After more than two centuries of theorizing, practical experimentation, and refinement we now know that the story of human and environmental success is built on such things as freedom of commerce and trade, private property rights, limited government, privatization, protected investment markets (good contract and other law), a scientific approach to problem solving, and modern technology, among other elements.

Understand well the global warming narrative that is being beaten into the public consciousness. Note its underlying themes and check them against the real story of life and humanity and what has worked best to advance life on earth. Some excellent sources of data are listed immediately below to aid in checking the fundamental trends of life and the true nature of life. These will help in the creation of a grand new story based on life as it actually exists and functions. This factually based story of life will unleash hope, human potential, and unlimited progress in all areas. It is a life-affirming and humanity-affirming narrative.
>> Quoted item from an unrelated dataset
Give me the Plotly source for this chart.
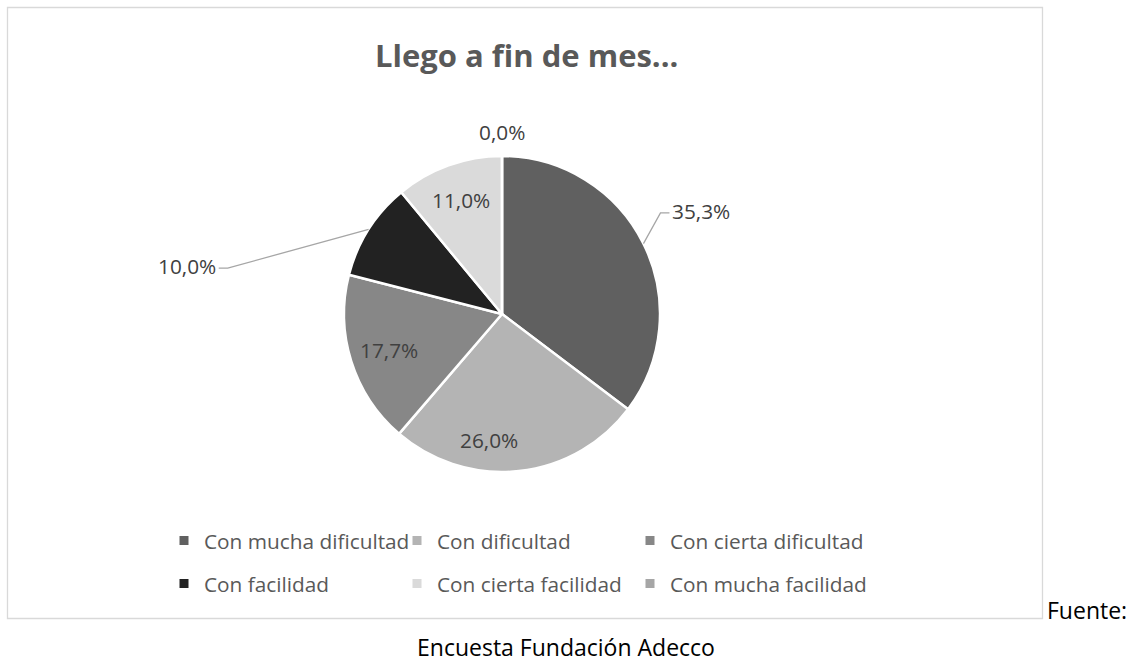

The real story of life assures us that we need not fear life or the future. It is critically important that we structure our life and beliefs around the authentic story of life. This will enable us to avoid unnecessary guilt or despair over life and prevent us from taking the wrong actions when engaging life (e.g. the unnecessary demonization and regulation of CO2, which is not a pollutant but is a nutrient of critical importance to life and progress). Embracing the wrong story can lead to much wasted time, resources, and effort. It can severely restrain human potential and progress.

Suggested reading: Julian Simon’s Ultimate Resource, Indur Goklany’s The Improving State of the World, Bjorn Lomberg’s Skeptical Environmentalist, Greg Easterbrook’s A Moment On The Earth, James Payne’s History of Force, Stephen LeBlanc’s Constant Battles, Alston Chase’s In A Dark Wood, and the CCNet archives online.